Lately I’ve been having a very frustrating time, trying to polish a
piece made up of many interlinked silver knots. (Some of you may have
seen it, it’s the knotted chain-mail shirt that I’ve been working on
for the last few years.)
The problem is that as it has grown larger, it’s also become
extremely difficult to polish. My latest tumbler is a five-gallon
chamber mounted in the barrel of a small cement-mixer, which appears
to work fine, at least from the outside. However, the shirt bundles
itself up and doesn’t let the media flow through it easily. Even when
it does, though, it doesn’t seem to be doing much of a job on the
silver that is exposed to it.
I’ve added some fresh material just lately, and those areas are
brilliantly white metal, visibly contrasting with the older links,
even after six hours in the abrasive media. I boiled the shirt in
citric acid overnight, and you can still see the difference between
the old and new.
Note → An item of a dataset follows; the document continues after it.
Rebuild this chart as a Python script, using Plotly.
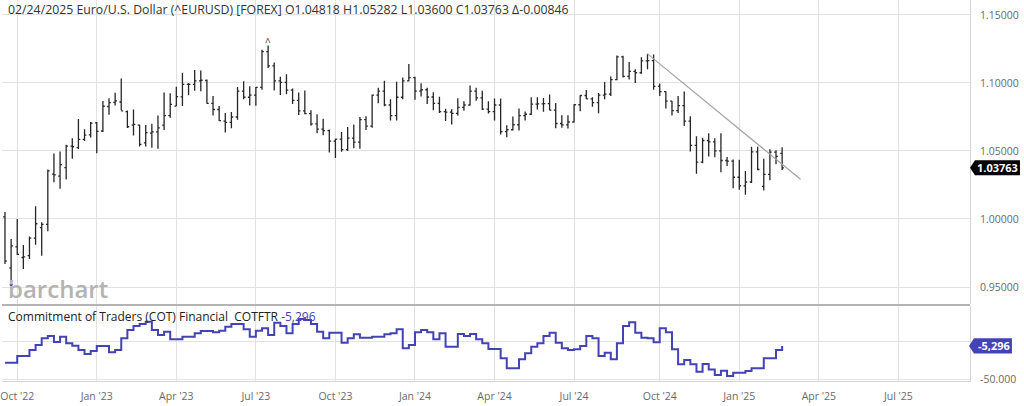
import plotly.graph_objects as go
import pandas as pd

# ---------------- data (weekly bars, week starting Monday) ----------------
first_week = "2022-09-19"

opens = [1.0016, 0.9640, 0.9795, 0.9717, 0.9730, 0.9860, 0.9937, 0.9960, 1.0330, 1.0315,
         1.0378, 1.0535, 1.0525, 1.0586, 1.0619, 1.0707, 1.0647, 1.0827, 1.0858, 1.0860,
         1.0790, 1.0690, 1.0690, 1.0560, 1.0632, 1.0640, 1.0690, 1.0760, 1.0830, 1.0898,
         1.0990, 1.0990, 1.1015, 1.1018, 1.0850, 1.0805, 1.0720, 1.0710, 1.0750, 1.0940,
         1.0895, 1.0910, 1.0967, 1.1230, 1.1125, 1.1015, 1.1005, 1.0948, 1.0872, 1.0795,
         1.0775, 1.0700, 1.0660, 1.0650, 1.0573, 1.0587, 1.0510, 1.0595, 1.0565, 1.0730,
         1.0683, 1.0910, 1.0940, 1.0838, 1.0760, 1.0895, 1.1015, 1.1039, 1.0940, 1.0950,
         1.0897, 1.0850, 1.0790, 1.0785, 1.0776, 1.0820, 1.0838, 1.0940, 1.0890, 1.0808,
         1.0790, 1.0838, 1.0642, 1.0656, 1.0693, 1.0760, 1.0770, 1.0845, 1.0847, 1.0848,
         1.0801, 1.0702, 1.0692, 1.0713, 1.0840, 1.0908, 1.0883, 1.0855, 1.0910, 1.0918,
         1.1025, 1.1192, 1.1048, 1.1085, 1.1075, 1.1163, 1.1165, 1.0975, 1.0937, 1.0866,
         1.0797, 1.0833, 1.0720, 1.0541, 1.0418, 1.0577, 1.0567, 1.0501, 1.0430, 1.0425,
         1.0307, 1.0244, 1.0272, 1.0494, 1.0240, 1.0328, 1.0492, 1.04818]
highs = [1.0051, 0.9853, 0.9999, 0.9809, 0.9872, 1.0094, 0.9976, 1.0364, 1.0481, 1.0497,
         1.0545, 1.0594, 1.0736, 1.0659, 1.0713, 1.0713, 1.0868, 1.0887, 1.0929, 1.1033,
         1.0797, 1.0805, 1.0695, 1.0691, 1.0700, 1.0760, 1.0930, 1.0925, 1.0973, 1.1075,
         1.1000, 1.1095, 1.1092, 1.1025, 1.0904, 1.0830, 1.0780, 1.0787, 1.0970, 1.1012,
         1.0975, 1.0970, 1.1245, 1.1276, 1.1150, 1.1045, 1.1064, 1.0960, 1.0930, 1.0945,
         1.0800, 1.0770, 1.0737, 1.0658, 1.0590, 1.0640, 1.0677, 1.0695, 1.0750, 1.0755,
         1.0915, 1.0965, 1.1017, 1.0880, 1.1009, 1.1040, 1.1139, 1.1045, 1.0998, 1.0965,
         1.0932, 1.0898, 1.0811, 1.0806, 1.0888, 1.0865, 1.0982, 1.0965, 1.0942, 1.0865,
         1.0885, 1.0885, 1.0690, 1.0753, 1.0812, 1.0790, 1.0895, 1.0895, 1.0890, 1.0916,
         1.0852, 1.0762, 1.0762, 1.0844, 1.0910, 1.0948, 1.0895, 1.0927, 1.1008, 1.1048,
         1.1202, 1.1200, 1.1155, 1.1100, 1.1190, 1.1214, 1.1210, 1.0996, 1.0940, 1.0868,
         1.0905, 1.0937, 1.0755, 1.0609, 1.0597, 1.0630, 1.0594, 1.0630, 1.0456, 1.0437,
         1.0436, 1.0353, 1.0532, 1.0532, 1.0442, 1.0513, 1.0505, 1.05282]
lows = [0.9669, 0.9536, 0.9735, 0.9632, 0.9705, 0.9810, 0.9730, 0.9910, 1.0270, 1.0223,
        1.0290, 1.0443, 1.0515, 1.0573, 1.0600, 1.0483, 1.0640, 1.0766, 1.0835, 1.0800,
        1.0669, 1.0613, 1.0533, 1.0533, 1.0524, 1.0516, 1.0655, 1.0745, 1.0830, 1.0830,
        1.0910, 1.0943, 1.0940, 1.0847, 1.0760, 1.0720, 1.0635, 1.0667, 1.0730, 1.0880,
        1.0835, 1.0833, 1.0950, 1.1110, 1.0944, 1.0912, 1.0917, 1.0845, 1.0765, 1.0770,
        1.0686, 1.0631, 1.0615, 1.0488, 1.0448, 1.0495, 1.0500, 1.0520, 1.0516, 1.0655,
        1.0670, 1.0850, 1.0829, 1.0724, 1.0725, 1.0880, 1.1013, 1.0877, 1.0900, 1.0845,
        1.0800, 1.0780, 1.0720, 1.0695, 1.0760, 1.0795, 1.0835, 1.0870, 1.0802, 1.0775,
        1.0725, 1.0622, 1.0601, 1.0651, 1.0650, 1.0725, 1.0765, 1.0805, 1.0788, 1.0800,
        1.0668, 1.0670, 1.0666, 1.0710, 1.0792, 1.0882, 1.0825, 1.0777, 1.0880, 1.0905,
        1.1020, 1.1040, 1.1025, 1.1000, 1.1068, 1.1100, 1.0950, 1.0905, 1.0812, 1.0760,
        1.0780, 1.0683, 1.0497, 1.0333, 1.0410, 1.0460, 1.0453, 1.0343, 1.0389, 1.0226,
        1.0215, 1.0178, 1.0265, 1.0359, 1.0210, 1.0285, 1.0402, 1.03600]
closes = [0.9690, 0.9802, 0.9740, 0.9722, 0.9860, 0.9965, 0.9960, 1.0354, 1.0325, 1.0400,
          1.0535, 1.0531, 1.0585, 1.0616, 1.0705, 1.0644, 1.0829, 1.0856, 1.0868, 1.0795,
          1.0678, 1.0695, 1.0548, 1.0635, 1.0640, 1.0670, 1.0760, 1.0842, 1.0900, 1.0990,
          1.0990, 1.1015, 1.1020, 1.0850, 1.0805, 1.0723, 1.0710, 1.0750, 1.0940, 1.0895,
          1.0910, 1.0967, 1.1230, 1.1125, 1.1015, 1.1005, 1.0948, 1.0872, 1.0795, 1.0775,
          1.0700, 1.0660, 1.0650, 1.0573, 1.0587, 1.0510, 1.0595, 1.0565, 1.0730, 1.0683,
          1.0910, 1.0940, 1.0838, 1.0760, 1.0895, 1.1015, 1.1039, 1.0940, 1.0950, 1.0897,
          1.0850, 1.0790, 1.0785, 1.0776, 1.0820, 1.0838, 1.0940, 1.0890, 1.0808, 1.0790,
          1.0838, 1.0642, 1.0656, 1.0693, 1.0760, 1.0770, 1.0845, 1.0847, 1.0848, 1.0801,
          1.0702, 1.0692, 1.0713, 1.0840, 1.0908, 1.0883, 1.0855, 1.0910, 1.0918, 1.1025,
          1.1192, 1.1048, 1.1085, 1.1075, 1.1163, 1.1165, 1.0975, 1.0937, 1.0866, 1.0797,
          1.0833, 1.0720, 1.0541, 1.0418, 1.0577, 1.0567, 1.0501, 1.0430, 1.0425, 1.0307,
          1.0244, 1.0272, 1.0494, 1.0364, 1.0328, 1.0492, 1.0460, 1.03763]

cot_net = [-28000, -28000, -19000, -19000, -10800, -4000, 5000, 8100, 0, 7200,
           -1800, -5000, -10800, -16200, -12200, -5400, -5400, -14000, -10800, 5000,
           16200, 21600, 24300, 27500, 16200, 9500, 14000, 3600, 3600, 7200,
           7200, 11700, 14900, 14900, 13100, 15300, 20700, 24300, 24300, 17100,
           7200, 15300, 18500, 9500, 26100, 21600, 11700, 24300, 31100, 29700,
           24300, 14000, 5000, 12600, 12600, -900, 5000, 10400, 5800, 5800,
           7200, 7200, 10400, 11700, 17100, -8500, -4000, 13100, 16200, 13100,
           3600, 11700, -6300, -6300, 10800, 8100, 10800, 3600, -1800, -9500,
           -9500, -22000, -35500, -35500, -23400, -15300, -6300, -1800, 8100, 12600,
           -900, -8500, -10800, -9900, -5400, 8100, 5000, -18900, -14500, -23400,
           -1800, 21600, 26600, 12600, 5800, 5000, -400, 18500, 13100, -9900,
           -30100, -24300, -30100, -40100, -29700, -37000, -44600, -38800, -45900, -41500,
           -41500, -39200, -35500, -35500, -22000, -22000, -10800, -5296]

trend_dates = ["2024-09-23", "2025-03-17"]
trend_values = [1.1214, 1.0292]

price_ticks = [0.95, 1.00, 1.05, 1.10, 1.15]
cot_ticks = [-50000, 0]
cot_tick_text = ["-50.000", ""]
quarter_labels = ["Oct '22", "Jan '23", "Apr '23", "Jul '23", "Oct '23", "Jan '24",
                  "Apr '24", "Jul '24", "Oct '24", "Jan '25", "Apr '25", "Jul '25"]
quarter_months = ["2022-10", "2023-01", "2023-04", "2023-07", "2023-10", "2024-01",
                  "2024-04", "2024-07", "2024-10", "2025-01", "2025-04", "2025-07"]

header = ("02/24/2025 Euro/U.S. Dollar (^EURUSD) [FOREX] O1.04818 H1.05282 "
          "L1.03600 C1.03763 \u0394-0.00846")
cot_title = "Commitment of Traders (COT) Financial\u00a0 COTFTR "
cot_last_text = "-5,296"

# ---------------- styling ----------------
FONT = "Open Sans"
COT_COLOR = "#4343b6"
GRID = "#e2e2e2"
AXIS_LINE = "#d6d6d6"
LABEL = "#6a6a6a"

dates = pd.date_range(first_week, periods=len(opens), freq="7D")

# first Monday of each quarter month -> tick positions (barchart style)
tick_dates = []
for m in quarter_months:
    d = pd.Timestamp(m + "-01")
    while d.weekday() != 0:
        d += pd.Timedelta(days=1)
    tick_dates.append(d)

price_range = [0.9375, 1.161]
cot_range = [-52700, 48650]
price_dom = [0.2021, 1.0]
cot_dom = [0.0, 0.1969]

fig = go.Figure()

fig.add_trace(go.Ohlc(
    x=dates, open=opens, high=highs, low=lows, close=closes,
    increasing=dict(line=dict(color="#262626", width=1.3)),
    decreasing=dict(line=dict(color="#262626", width=1.3)),
    tickwidth=0.3, xaxis="x", yaxis="y", hoverinfo="skip", showlegend=False))

fig.add_trace(go.Scatter(
    x=trend_dates, y=trend_values, mode="lines",
    line=dict(color="#a3a3a3", width=1.2), xaxis="x", yaxis="y",
    hoverinfo="skip", showlegend=False))

fig.add_trace(go.Scatter(
    x=dates, y=cot_net, mode="lines", line_shape="hv",
    line=dict(color=COT_COLOR, width=2), xaxis="x", yaxis="y2",
    hoverinfo="skip", showlegend=False))

fig.update_layout(
    width=1024, height=406,
    margin=dict(l=0, r=54, t=0, b=25),
    paper_bgcolor="white", plot_bgcolor="white",
    font=dict(family=FONT, color=LABEL, size=10.5),
    showlegend=False,
    xaxis=dict(
        domain=[0, 1], anchor="y2",
        range=["2022-09-15 14:00", "2025-09-26 22:00"],
        tickmode="array", tickvals=tick_dates, ticktext=quarter_labels,
        showgrid=True, gridcolor=GRID, gridwidth=1,
        ticks="outside", ticklen=5, tickcolor="rgba(0,0,0,0)",
        showline=True, linecolor=AXIS_LINE, linewidth=1,
        zeroline=False, ticklabeloverflow="allow",
        rangeslider=dict(visible=False),
        tickfont=dict(size=10.5, color=LABEL, family=FONT)),
    yaxis=dict(
        domain=price_dom, anchor="x", side="right", range=price_range,
        tickmode="array", tickvals=price_ticks, tickformat=".5f",
        showgrid=True, gridcolor=GRID, zeroline=False,
        ticks="outside", ticklen=7, tickcolor="rgba(0,0,0,0)",
        showline=True, linecolor=AXIS_LINE, linewidth=1,
        tickfont=dict(size=10.5, color=LABEL, family=FONT)),
    yaxis2=dict(
        domain=cot_dom, anchor="x", side="right", range=cot_range,
        tickmode="array", tickvals=cot_ticks, ticktext=cot_tick_text,
        showgrid=True, gridcolor=GRID, zeroline=False,
        ticks="outside", ticklen=7, tickcolor="rgba(0,0,0,0)",
        showline=True, linecolor=AXIS_LINE, linewidth=1,
        tickfont=dict(size=10.5, color=LABEL, family=FONT)),
)

# pane separator
fig.add_shape(type="line", xref="paper", yref="paper", x0=0, x1=1,
              y0=0.1995, y1=0.1995, line=dict(color="#b4b4b4", width=2))

# last-value tags on the right axis
last_close = closes[-1]
h = 0.0055
fig.add_shape(type="path", xref="paper", yref="y",
              path=(f"M 1.0,{last_close} L 1.00515,{last_close + h} L 1.0516,{last_close + h} "
                    f"L 1.0516,{last_close - h} L 1.00515,{last_close - h} Z"),
              fillcolor="#000000", line=dict(width=0))
fig.add_annotation(xref="paper", yref="y", x=1.0284, y=last_close,
                   text=f"{last_close:.5f}", showarrow=False, xanchor="center",
                   yanchor="middle",
                   font=dict(family=FONT, size=11, color="white", weight="bold"))

last_cot = cot_net[-1]
hc = 10400
fig.add_shape(type="path", xref="paper", yref="y2",
              path=(f"M 0.999,{last_cot} L 1.0041,{last_cot + hc} L 1.0433,{last_cot + hc} "
                    f"L 1.0433,{last_cot - hc} L 1.0041,{last_cot - hc} Z"),
              fillcolor=COT_COLOR, line=dict(width=0))
fig.add_annotation(xref="paper", yref="y2", x=1.0247, y=last_cot,
                   text=cot_last_text, showarrow=False, xanchor="center",
                   yanchor="middle",
                   font=dict(family=FONT, size=11, color="white", weight="bold"))

# header texts
fig.add_annotation(xref="paper", yref="paper", x=0.0041, y=0.9738, text=header,
                   showarrow=False, xanchor="left", yanchor="middle",
                   font=dict(family=FONT, size=12.3, color="#333333"))
fig.add_annotation(xref="paper", yref="paper", x=0.0041, y=0.1706,
                   text=cot_title + f"<span style='color:{COT_COLOR}'>{cot_last_text}</span>",
                   showarrow=False, xanchor="left", yanchor="middle",
                   font=dict(family=FONT, size=12, color="#222222"))

# watermark
fig.add_annotation(xref="paper", yref="paper", x=0.004, y=0.2415, text="barchart",
                   showarrow=False, xanchor="left", yanchor="middle",
                   font=dict(family=FONT, size=24, color="#b3b3b3", weight=600))

# highest-high / lowest-low markers
imax = highs.index(max(highs))
fig.add_annotation(xref="x", yref="y", x=dates[imax], y=highs[imax], text="^",
                   showarrow=False, xanchor="center", yanchor="bottom", yshift=-6,
                   font=dict(family=FONT, size=10, color="#333333"))
imin = lows.index(min(lows))
fig.add_annotation(xref="x", yref="y", x=dates[imin], y=lows[imin], text="\u02c7",
                   showarrow=False, xanchor="center", yanchor="top", yshift=2,
                   font=dict(family=FONT, size=10, color="#333333"))

fig.write_html("out.html")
I even used the washing-soda and aluminum foil
method, but still no luck.
I know the material is the same (fine silver, 999) and the areas
where I repair broken links in the body turn nice and white under the
torch, so now I wonder if I’m going to have to just play the flame
over the whole shirt to get rid of the age patina.
It’s not as if the thing looks bad with that patina on it, in fact,
it’s great, but I want the whole thing to be the same color again.
Ideally, brilliantly polished pure silver color, but I’m willing to
compromise. I’ve got a week and a half before my next occasion where
I’ll be wearing the shirt in public.